When Aggression Makes Sense

I’m not saying never take risks. Some situations call for it.

Late in a round when you’re behind and need to make up strokes \u2014 now’s the time for aggression. Playing safe when you’re down three strokes with four holes left doesn’t help you catch up. The math changes when the situation is desperate.

Practice rounds where you’re trying new things \u2014 go for it. That’s what practice is for. Learn what you can and can’t do.

Shots where your success rate is actually high \u2014 trust yourself. If you hit this line 80% of the time, it’s not really a risk, it’s just a shot.

The point isn’t “never be aggressive.” It’s “be aggressive when the situation warrants it, not when your ego wants it.”

What I’m Working On

Honestly, I’m still working on all of this. The gap between knowing the right play and executing the right play is real, and I fall into it constantly. I preach course management and then throw at a gap I shouldn’t throw at.
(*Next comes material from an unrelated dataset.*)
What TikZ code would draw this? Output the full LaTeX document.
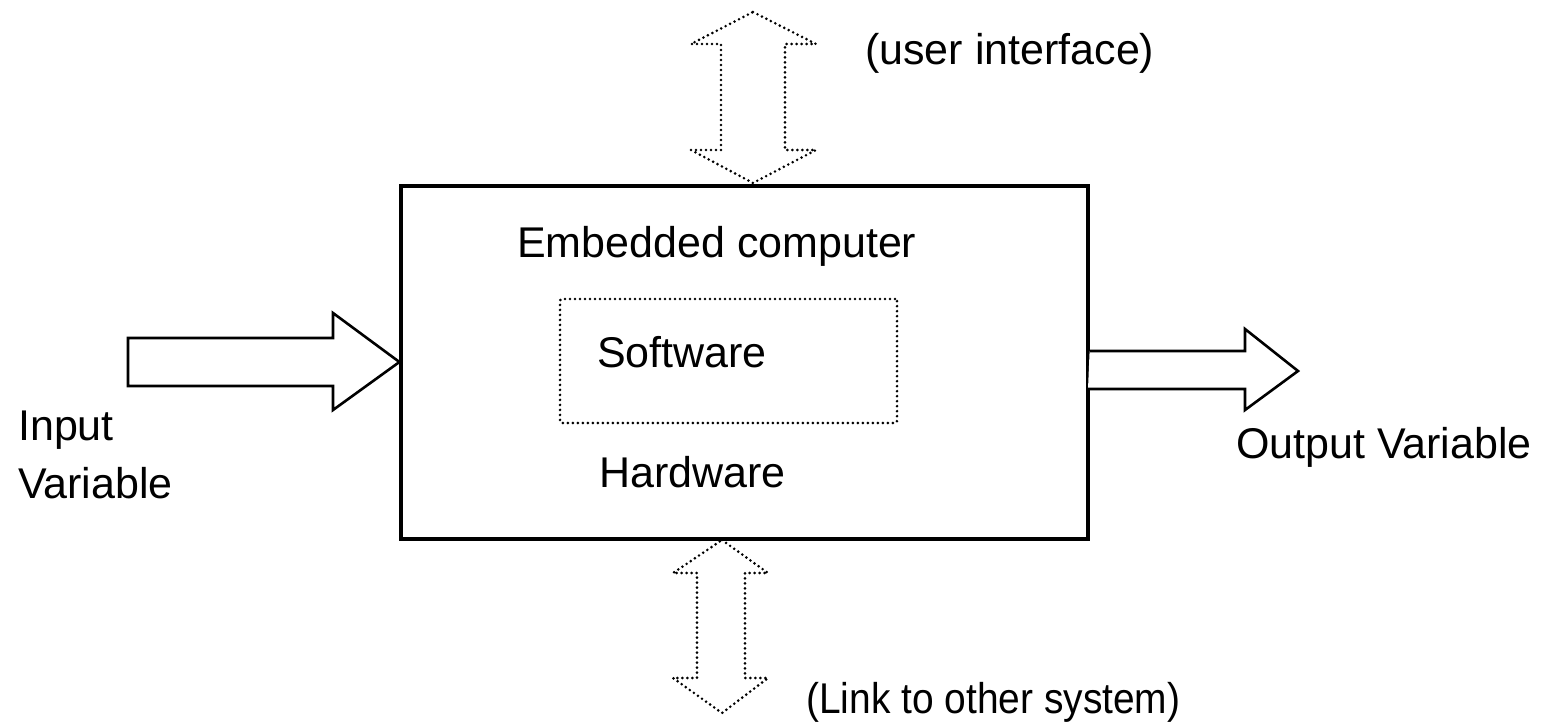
\documentclass[tikz,border=0pt]{standalone}
\usepackage{fontspec}
\setmainfont{Liberation Sans}
\newfontfamily\narrowsans[FakeStretch=0.905]{Liberation Sans}
\begin{document}
\begin{tikzpicture}[x=1pt,y=-1pt,
  lbl/.style={anchor=base west,inner sep=0pt,font=\fontsize{43}{50}\selectfont},
  blockarrow/.style={draw=black,line width=2.6pt,fill=white,line join=miter},
  dotline/.style={draw=black,line width=2.9pt,dash pattern=on 0pt off 5pt,line cap=round},
  mainbox/.style={draw=black,line width=3.2pt,fill=white,inner sep=0pt}]
\useasboundingbox (0,0) rectangle (1549,723);
% main box
\node[mainbox,minimum width=687pt,minimum height=353pt] (box) at (744.5,362.5) {};
% inner dotted box
\node[dotline,rounded corners=2pt,minimum width=337pt,minimum height=124pt,inner sep=0pt] (sw) at (728.5,361) {};
% input arrow
\coordinate (intip) at (box.west |- 0,362);
\path[blockarrow] (128,338) -- (333,338) -- (333,313) -- (intip) -- (333,410) -- (333,386) -- (128,386) -- cycle;
% output arrow
\coordinate (outbase) at (box.east |- 0,351);
\path[blockarrow] (outbase) -- (1245,351) -- (1245,329) -- (1298,371) -- (1245,410) -- (1245,389) -- (1088,389);
% top double arrow
\coordinate (toptip) at (753,12);
\coordinate (topbot) at (753,183);
\path[dotline] (toptip) -- (816,44) -- (785,44) -- (785,150) -- (816,150) -- (topbot) -- (691,150) -- (721,150) -- (721,44) -- (691,44) -- cycle;
% bottom double arrow
\coordinate (bottip) at (722,540);
\coordinate (botbot) at (722,713);
\path[dotline] (bottip) -- (768,573) -- (745,573) -- (745,678) -- (768,678) -- (botbot) -- (673,678) -- (697,678) -- (697,573) -- (673,573) -- cycle;
% labels
\node[lbl] (ui) at (865,64) {(user interface)};
\node[lbl] (emb) at (517,257) {Embedded computer};
\node[lbl] (soft) at (597,367) {Software};
\node[lbl] (hard) at (599,487) {Hardware};
\node[lbl] (in1) at (18,440) {Input};
\node[lbl] (in2) at (18,498) {Variable};
\node[lbl] (out) at (1236,458) {Output Variable};
\node[lbl,font=\fontsize{43}{50}\narrowsans] (link) at (806,713) {(Link to other system)};
\end{tikzpicture}
\end{document}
What’s helped: counting my blowup holes after rounds and being honest about what caused them. Tracking how many times I went OB from aggressive choices versus actual mistakes. Seeing the pattern in data.

What hasn’t helped: telling myself I’ll play smarter next time without any specific plan for how. Good intentions don’t survive the emotional moment when I’m standing over a shot that looks makeable.

It’s a practice thing. Like everything else in disc golf, it takes reps to build new habits. The habit I’m trying to build is: pause before risky shots. Ask the questions. Make a real decision instead of an instinctive one.

I’ll let you know when I’ve figured it out. Until then, I’ll keep donating discs to the water at hole 5 occasionally. At least I know why I’m doing it now.